Ignacio Escolar, en 'Público'
Fukushima está perdida, y con el triple meltdown parcial de sus agonizantes reactores se está fundiendo también el núcleo del discurso pronuclear: el mito de la infalible seguridad de estas centrales. “Es el menor de los accidentes posibles”, decía hace apenas tres días María Teresa Domínguez, la presidenta del Foro Nuclear español, el lobby del millonario sector. “No ha habido fallo de tecnología y no ha faltado nada para hacer frente a la situación (…) La planta está limpia y no ha habido impacto en el exterior”, aseguraba sin despeinarse. Sólo faltaba un baño frente a la central, como el de Fraga en Palomares.
Fukushima no es Chernóbil, claro que no. Pero no sólo porque ni siquiera hoy, cuando la palabra “apocalipsis” entra en el debate político, lo sucedido haya alcanzado a superar esa catástrofe. Fukushima era una central protegida por un doble blindaje en uno de los países tecnológicamente más avanzados del planeta y ni siquiera eso ha bastado para evitar el desastre.

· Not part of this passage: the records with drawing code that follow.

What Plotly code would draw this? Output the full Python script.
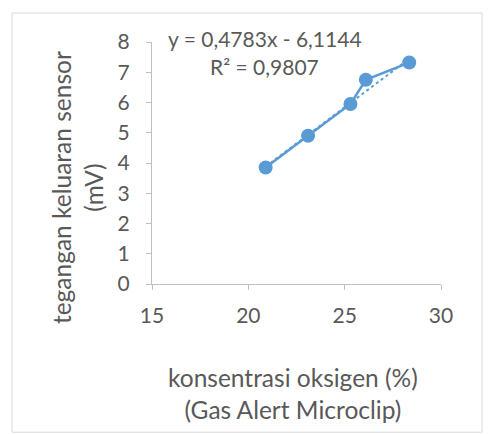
"""Tegangan keluaran sensor vs konsentrasi oksigen (Plotly)."""

import plotly.graph_objects as go

KONSENTRASI = [20.9, 23.1, 25.3, 26.1, 28.35]
TEGANGAN = [3.85, 4.9, 5.95, 6.75, 7.32]
SLOPE = 0.4783
INTERCEPT = -6.1144
R2 = 0.9807

X_TICKS = [15, 20, 25, 30]
Y_TICKS = [0, 1, 2, 3, 4, 5, 6, 7, 8]

BLUE = "#5B9BD5"
TEXT = "#595959"
AXIS = "#BFBFBF"
FONT = "Lato"

x_trend = [min(KONSENTRASI), max(KONSENTRASI)]
y_trend = [SLOPE * x + INTERCEPT for x in x_trend]

fig = go.Figure()
fig.add_trace(go.Scatter(
    x=x_trend, y=y_trend, mode="lines",
    line=dict(color=BLUE, width=2, dash="dot"),
    hoverinfo="skip",
))
fig.add_trace(go.Scatter(
    x=KONSENTRASI, y=TEGANGAN, mode="lines+markers",
    line=dict(color=BLUE, width=2.5),
    marker=dict(color=BLUE, size=14),
))

axis_style = dict(
    showgrid=False, zeroline=False,
    showline=True, linecolor=AXIS, linewidth=1,
    ticks="outside", ticklen=5, tickcolor=AXIS,
    tickfont=dict(family=FONT, size=21, color=TEXT),
)
fig.update_xaxes(range=[15, 30], tickvals=X_TICKS, ticklabelstandoff=8, **axis_style)
fig.update_yaxes(range=[0, 8], tickvals=Y_TICKS, ticklabelstandoff=12, **axis_style)

fig.add_annotation(
    text=f"y = {SLOPE:.4f}x - {abs(INTERCEPT):.4f}".replace(".", ","),
    xref="paper", yref="paper", x=0.391, y=1.0165,
    xanchor="center", yanchor="middle", showarrow=False,
    font=dict(family=FONT, size=21, color=TEXT),
)
fig.add_annotation(
    text=f"R² = {R2:.4f}".replace(".", ","),
    xref="paper", yref="paper", x=0.391, y=0.897,
    xanchor="center", yanchor="middle", showarrow=False,
    font=dict(family=FONT, size=21, color=TEXT),
)
fig.add_annotation(
    text="tegangan keluaran sensor<br>(mV)",
    xref="paper", yref="paper", x=-0.26, y=0.40, textangle=-90,
    xanchor="center", yanchor="middle", showarrow=False,
    font=dict(family=FONT, size=24.5, color=TEXT),
)
fig.add_annotation(
    text="konsentrasi oksigen (%)<br>(Gas Alert Microclip)",
    xref="paper", yref="paper", x=0.488, y=-0.453,
    xanchor="center", yanchor="middle", showarrow=False,
    font=dict(family=FONT, size=24.5, color=TEXT),
)

# bingkai luar area grafik
fig.add_shape(
    type="rect", xref="paper", yref="paper",
    x0=-0.4844, x1=1.1419, y0=-0.6125, y1=1.1197,
    line=dict(color="#D9D9D9", width=1),
)

# halaman menggeser gambar 8 px, jadi ukurannya dikurangi
fig.update_layout(
    width=484, height=426,
    margin=dict(l=144, r=51, t=34, b=150),
    paper_bgcolor="white", plot_bgcolor="white",
    showlegend=False,
)
fig.write_html("out.html")
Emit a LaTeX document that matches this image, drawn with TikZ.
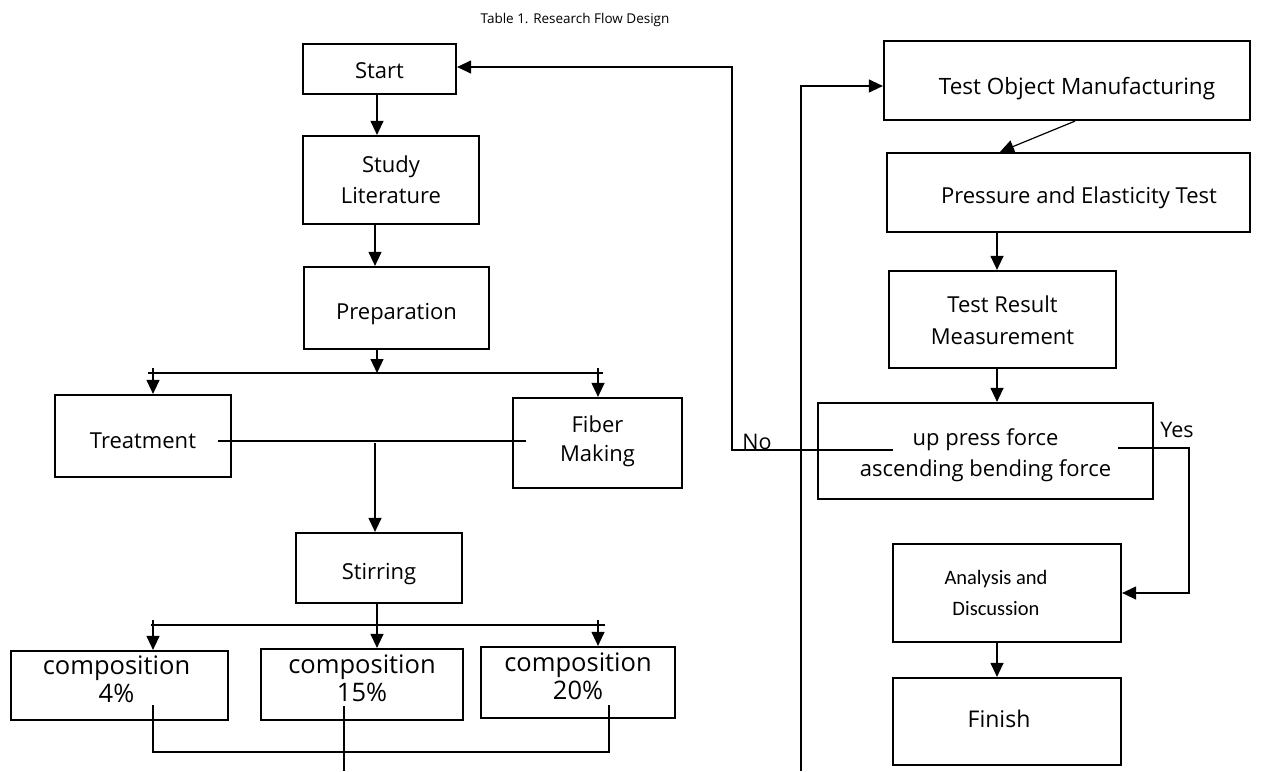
\documentclass[tikz,border=0pt]{standalone}
\usepackage{fontspec}
\setmainfont{Open Sans}
\newfontfamily\calfont{Carlito}
\usetikzlibrary{arrows.meta}
% #1 extra width before text (moves text right by half), #2 downward shift, #3 text
\newcommand\tx[3]{\hspace*{#1}\raisebox{\dimexpr-#2-0.25em\relax}[0pt][0pt]{\begin{tabular}{@{}c@{}}#3\end{tabular}}}
\begin{document}
\begin{tikzpicture}[x=1pt,y=-1pt,
  box/.style={draw, line width=2.2pt, inner sep=0pt, font=\fontsize{22}{29}\selectfont},
  bigbox/.style={box, font=\fontsize{25.5}{28}\selectfont},
  conn/.style={line width=1.2pt},
  arr/.style={conn, -{Triangle[length=14pt,width=13pt]}},
  lab/.style={inner sep=0pt, anchor=base, font=\fontsize{21.5}{24}\selectfont},
]
\useasboundingbox (0,0) rectangle (1271,771);
% title
\node[inner sep=0pt, font=\fontsize{13.5}{16}\selectfont] (title) at (575,20) {Table 1. Research Flow Design};
% left column
\node[box, minimum width=153pt, minimum height=50pt] (start) at (379.5,69) {\tx{0pt}{3pt}{Start}};
\node[box, minimum width=176pt, minimum height=88pt, font=\fontsize{22}{31}\selectfont] (study) at (391,180) {\tx{0pt}{1pt}{Study\\Literature}};
\node[box, minimum width=185pt, minimum height=82pt] (prep) at (396.5,308) {\tx{0pt}{5pt}{Preparation}};
\node[box, minimum width=176pt, minimum height=82pt] (treat) at (143,436) {\tx{0pt}{6pt}{Treatment}};
\node[box, minimum width=169pt, minimum height=90pt] (fiber) at (597.5,443) {\tx{0pt}{-2.5pt}{Fiber\\Making}};
\node[box, minimum width=166pt, minimum height=70pt] (stir) at (379,568) {\tx{0pt}{5pt}{Stirring}};
\node[bigbox, minimum width=217pt, minimum height=69pt] (c1) at (119.5,685.5) {\tx{-6pt}{-3pt}{composition\\4\%}};
\node[bigbox, minimum width=202pt, minimum height=71pt] (c2) at (362,684.5) {\tx{0pt}{-3pt}{composition\\15\%}};
\node[bigbox, minimum width=194pt, minimum height=71pt] (c3) at (578,682.5) {\tx{0pt}{-3pt}{composition\\20\%}};
% right column
\node[box, minimum width=366pt, minimum height=79pt, font=\fontsize{22.5}{29}\selectfont] (tom) at (1067,80.5) {\tx{20pt}{8pt}{Test Object Manufacturing}};
\node[box, minimum width=363pt, minimum height=79pt] (pet) at (1068.5,192.5) {\tx{21pt}{5pt}{Pressure and Elasticity Test}};
\node[box, minimum width=227pt, minimum height=97pt, font=\fontsize{22}{32}\selectfont] (trm) at (1002.5,319.5) {\tx{0pt}{2pt}{Test Result\\Measurement}};
\node[box, minimum width=335pt, minimum height=96pt, font=\fontsize{22}{31}\selectfont] (dec) at (985.5,451) {\tx{0pt}{3.5pt}{up press force\\ascending bending force}};
\node[box, minimum width=228pt, minimum height=98pt, font=\calfont\fontsize{20.5}{31}\selectfont] (ana) at (1007,593) {\tx{-22pt}{0.5pt}{Analysis and\\Discussion}};
\node[box, minimum width=228pt, minimum height=87pt, font=\fontsize{23}{30}\selectfont] (fin) at (1007,721.5) {\tx{-16pt}{0pt}{Finish}};
% labels
\node[lab] (nolab) at (757,449) {No};
\node[lab] (yeslab) at (1177,437) {Yes};
% coordinates
\coordinate (s1L) at (148,373);
\coordinate (s1R) at (603,373);
\coordinate (t1L) at (153,368);
\coordinate (t1R) at (598,368);
\coordinate (tfL) at (218,441);
\coordinate (tfR) at (526,441);
\coordinate (tfM) at (375,443);
\coordinate (s2L) at (151,625);
\coordinate (s2R) at (605,625);
\coordinate (t2L) at (153,620);
\coordinate (t2R) at (598,620);
\coordinate (b1) at (153,705);
\coordinate (b2) at (344,706);
\coordinate (b3) at (609,705);
\coordinate (bL) at (153,752);
\coordinate (bR) at (609,752);
\coordinate (bB) at (344,771);
\coordinate (lk) at (801,86);
\coordinate (lb) at (801,771);
\coordinate (noS) at (893,450);
\coordinate (noC) at (732,450);
\coordinate (noT) at (732,67);
\coordinate (yS) at (1118,448);
\coordinate (yC) at (1189,448);
\coordinate (yD) at (1189,593);
% left connectors
\draw[arr] (start.south -| 377,0) -- (377,0 |- study.north);
\draw[arr] (study.south -| 375,0) -- (375,0 |- prep.north);
\draw[arr] (prep.south -| 377,0) -- (377,373);
\draw[conn] (s1L) -- (s1R);
\draw[arr] (t1L) -- (t1L |- treat.north);
\draw[arr] (t1R) -- (t1R |- fiber.north);
\draw[conn] (tfL) -- (tfR);
\draw[arr] (tfM) -- (tfM |- stir.north);
\draw[arr] (stir.south -| 377,0) -- (377,0 |- c2.north);
\draw[conn] (s2L) -- (s2R);
\draw[arr] (t2L) -- (t2L |- c1.north);
\draw[arr] (t2R) -- (t2R |- c3.north);
\draw[conn] (b1) -- (bL) -- (bR) -- (b3);
\draw[conn] (b2) -- (bB);
% right connectors
\draw[arr] (lb) -- (lk) -- (lk -| tom.west);
\draw[arr] ([xshift=8pt]tom.south) -- ([xshift=-68.5pt]pet.north);
\draw[arr] (pet.south -| 997,0) -- (997,0 |- trm.north);
\draw[arr] (trm.south -| 997,0) -- (997,0 |- dec.north);
\draw[arr] (noS) -- (noC) -- (noT) -- (noT -| start.east);
\draw[arr] (yS) -- (yC) -- (yD) -- (yD -| ana.east);
\draw[arr] (ana.south -| 997,0) -- (997,0 |- fin.north);
\end{tikzpicture}
\end{document}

¿Es posible vivir sin nucleares? Alemania ha parado siete de sus centrales, las más antiguas, y la vida continúa. China también acaba de suspender temporalmente sus planes de construcción de nucleares y en su caso nadie podrá decir, como con Angela Merkel, que es una decisión “electoralista”. Sin embargo, los defensores de la energía nuclear tienen razón en una cosa: a corto plazo, Occidente no puede renunciar al átomo sin asumir el coste de una electricidad más cara y un menor consumo energético. Habrá que buscar alternativas y es un debate más amplio del que cabe en esta columna. Pero con Fukushima se extingue para siempre esa ilusión creada por la propaganda atómica: la de una energía infinita, segura y barata. Tampoco existen los unicornios.